• _What the task asks_:
Your task is to copy the listing exactly. Drop any pictures from the copy.

• _Supplied data_:
· · · · ·

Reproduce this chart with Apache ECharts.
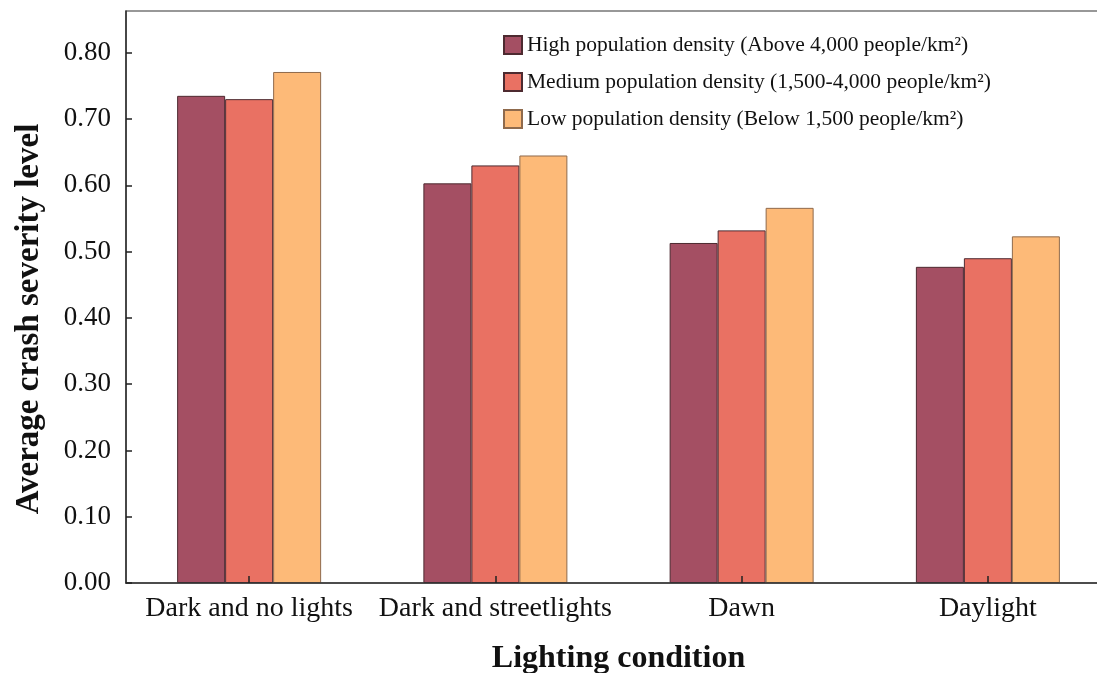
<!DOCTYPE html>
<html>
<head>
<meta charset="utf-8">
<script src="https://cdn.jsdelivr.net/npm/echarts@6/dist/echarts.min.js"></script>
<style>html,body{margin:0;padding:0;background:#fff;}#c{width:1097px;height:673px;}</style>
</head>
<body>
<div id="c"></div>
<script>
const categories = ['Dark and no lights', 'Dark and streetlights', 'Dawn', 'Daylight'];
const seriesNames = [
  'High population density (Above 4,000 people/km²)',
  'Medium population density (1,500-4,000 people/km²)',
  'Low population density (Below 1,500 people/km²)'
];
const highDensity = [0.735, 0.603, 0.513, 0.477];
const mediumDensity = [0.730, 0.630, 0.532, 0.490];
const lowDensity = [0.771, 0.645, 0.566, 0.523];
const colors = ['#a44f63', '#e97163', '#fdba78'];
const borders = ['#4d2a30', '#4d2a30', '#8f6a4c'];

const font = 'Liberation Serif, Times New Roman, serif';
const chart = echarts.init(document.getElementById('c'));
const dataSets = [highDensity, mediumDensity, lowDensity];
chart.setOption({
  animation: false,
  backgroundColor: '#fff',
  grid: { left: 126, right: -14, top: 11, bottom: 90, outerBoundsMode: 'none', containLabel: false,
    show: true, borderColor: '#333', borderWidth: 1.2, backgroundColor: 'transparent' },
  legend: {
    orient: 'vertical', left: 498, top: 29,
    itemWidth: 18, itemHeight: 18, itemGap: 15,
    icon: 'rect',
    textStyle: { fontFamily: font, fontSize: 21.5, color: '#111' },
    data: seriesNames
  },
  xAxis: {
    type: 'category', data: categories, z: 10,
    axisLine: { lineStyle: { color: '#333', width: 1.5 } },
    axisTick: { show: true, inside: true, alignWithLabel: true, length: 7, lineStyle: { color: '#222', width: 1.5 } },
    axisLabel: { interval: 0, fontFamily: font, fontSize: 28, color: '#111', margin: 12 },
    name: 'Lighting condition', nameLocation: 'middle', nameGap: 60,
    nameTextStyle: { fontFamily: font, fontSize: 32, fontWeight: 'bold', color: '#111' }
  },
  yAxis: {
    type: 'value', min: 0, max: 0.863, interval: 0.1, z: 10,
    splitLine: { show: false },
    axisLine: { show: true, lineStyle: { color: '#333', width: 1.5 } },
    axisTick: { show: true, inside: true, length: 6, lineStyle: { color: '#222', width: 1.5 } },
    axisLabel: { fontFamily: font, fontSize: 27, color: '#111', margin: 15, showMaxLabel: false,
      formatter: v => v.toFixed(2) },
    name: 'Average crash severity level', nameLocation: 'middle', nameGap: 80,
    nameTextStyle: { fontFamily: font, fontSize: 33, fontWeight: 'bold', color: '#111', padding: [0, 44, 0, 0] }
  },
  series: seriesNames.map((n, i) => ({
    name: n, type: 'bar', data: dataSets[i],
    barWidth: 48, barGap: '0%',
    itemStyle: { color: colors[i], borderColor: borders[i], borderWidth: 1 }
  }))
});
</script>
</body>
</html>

· · · · ·

• _Task answer_:
Reproduce this chart with Apache ECharts.
<!DOCTYPE html>
<html>
<head>
<meta charset="utf-8">
<script src="https://cdn.jsdelivr.net/npm/echarts@6/dist/echarts.min.js"></script>
<style>html,body{margin:0;padding:0;background:#fff;}#c{width:1097px;height:673px;}</style>
</head>
<body>
<div id="c"></div>
<script>
const categories = ['Dark and no lights', 'Dark and streetlights', 'Dawn', 'Daylight'];
const seriesNames = [
  'High population density (Above 4,000 people/km²)',
  'Medium population density (1,500-4,000 people/km²)',
  'Low population density (Below 1,500 people/km²)'
];
const highDensity = [0.735, 0.603, 0.513, 0.477];
const mediumDensity = [0.730, 0.630, 0.532, 0.490];
const lowDensity = [0.771, 0.645, 0.566, 0.523];
const colors = ['#a44f63', '#e97163', '#fdba78'];
const borders = ['#4d2a30', '#4d2a30', '#8f6a4c'];

const font = 'Liberation Serif, Times New Roman, serif';
const chart = echarts.init(document.getElementById('c'));
const dataSets = [highDensity, mediumDensity, lowDensity];
chart.setOption({
  animation: false,
  backgroundColor: '#fff',
  grid: { left: 126, right: -14, top: 11, bottom: 90, outerBoundsMode: 'none', containLabel: false,
    show: true, borderColor: '#333', borderWidth: 1.2, backgroundColor: 'transparent' },
  legend: {
    orient: 'vertical', left: 498, top: 29,
    itemWidth: 18, itemHeight: 18, itemGap: 15,
    icon: 'rect',
    textStyle: { fontFamily: font, fontSize: 21.5, color: '#111' },
    data: seriesNames
  },
  xAxis: {
    type: 'category', data: categories, z: 10,
    axisLine: { lineStyle: { color: '#333', width: 1.5 } },
    axisTick: { show: true, inside: true, alignWithLabel: true, length: 7, lineStyle: { color: '#222', width: 1.5 } },
    axisLabel: { interval: 0, fontFamily: font, fontSize: 28, color: '#111', margin: 12 },
    name: 'Lighting condition', nameLocation: 'middle', nameGap: 60,
    nameTextStyle: { fontFamily: font, fontSize: 32, fontWeight: 'bold', color: '#111' }
  },
  yAxis: {
    type: 'value', min: 0, max: 0.863, interval: 0.1, z: 10,
    splitLine: { show: false },
    axisLine: { show: true, lineStyle: { color: '#333', width: 1.5 } },
    axisTick: { show: true, inside: true, length: 6, lineStyle: { color: '#222', width: 1.5 } },
    axisLabel: { fontFamily: font, fontSize: 27, color: '#111', margin: 15, showMaxLabel: false,
      formatter: v => v.toFixed(2) },
    name: 'Average crash severity level', nameLocation: 'middle', nameGap: 80,
    nameTextStyle: { fontFamily: font, fontSize: 33, fontWeight: 'bold', color: '#111', padding: [0, 44, 0, 0] }
  },
  series: seriesNames.map((n, i) => ({
    name: n, type: 'bar', data: dataSets[i],
    barWidth: 48, barGap: '0%',
    itemStyle: { color: colors[i], borderColor: borders[i], borderWidth: 1 }
  }))
});
</script>
</body>
</html>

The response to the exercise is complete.